Wharton had an interesting article entitled “Three Reasons Why Good Strategies Fail: Execution, Execution…” I found the following pointers useful….
The Pitfalls of Poor Synchronization – While execution can go wrong for a variety of reasons, one of the most basic may be allowing the focus of the strategy to shift over time……execution is mostly a matter of synchronization — getting the right product to the right customer at the right time…………At other times, plans fail simply because they don’t get communicated to all the people involved………Strategies also flop because individuals resist the change…………Cultural factors can also hinder execution. Companies sometimes try to apply a tried-and-true strategy without realizing that they are operating in markets that require a different approach………Internal cultural factors may also present problems…………Yet the biggest factor of all may be executive inattention. Once a plan is decided upon, there is often surprisingly little follow-through to ensure that it is executed……frequent communication is essential if plans are to be executed well.
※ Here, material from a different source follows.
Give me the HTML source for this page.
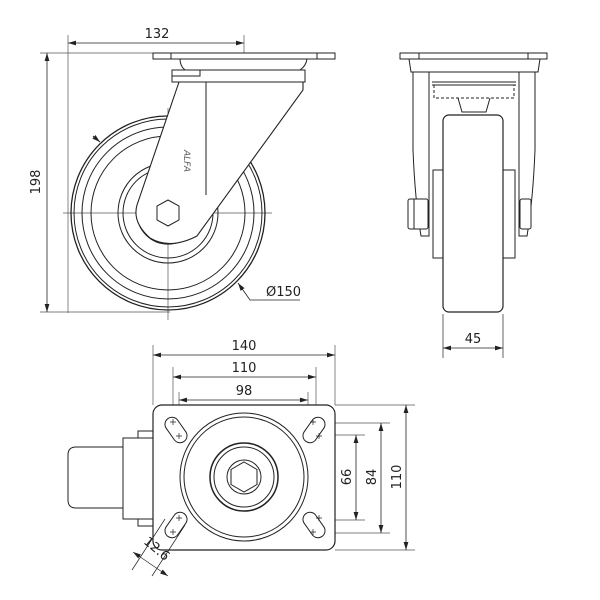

People versus Process – two schools of thought about the best way to improve execution…..One school emphasizes people:Just put the right people in place and the right things will get done…….Some experts insist that the right people are hired, not made……Others within the people camp think that the key is to improve executive performance through training, and improve the average employee’s performance through the creation of a culture of accountability……..A second school emphasizes process rather than people…..Larry Bossidy, the CEO of Honeywell and co-author of Execution: The Discipline of Getting Things Done, is one of the leading proponents of this school……..Marakon’s research suggests that companies that have delivered the best results to shareholders combine both approaches.
Five Keys to Getting the Job Done – Experts at Wharton and Marakon agree that, like everything else in business management, improving execution is an ongoing process. However, they say there are steps any company can take that should provide some incremental gains. For example:
- Develop a model for execution.
- Choose the right metrics. – While sales and market share are always going to be the dominant metrics of business, Mankins says that more and more of the best companies are choosing metrics that help them evaluate not only their financial performance, but whether a plan is succeeding.
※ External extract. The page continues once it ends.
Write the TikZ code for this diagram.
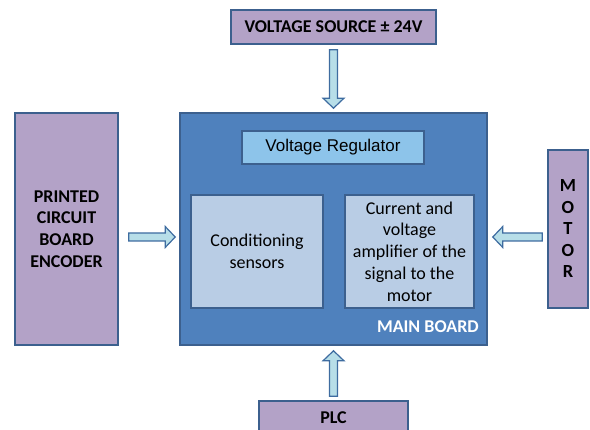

- Don’t forget the plan. – to keep the plan on center stage is to separate executive meetings about operations from those focused on strategy……strategy only succeeds when it is integrated into operations.
- Assess performance frequently. – By shortening the performance monitoring cycle — from quarter-by-quarter to month-by-month or week-by-week — top management can get more “real-time” feedback on the quality of execution down the line.
- Communicate. – companies often go wrong by creating a cultural distinction between the executives who design a strategy and people lower down in the corporate hierarchy who carry it out. Asking ongoing questions about the status of a plan is a good way to ensure that it will continue to be a priority.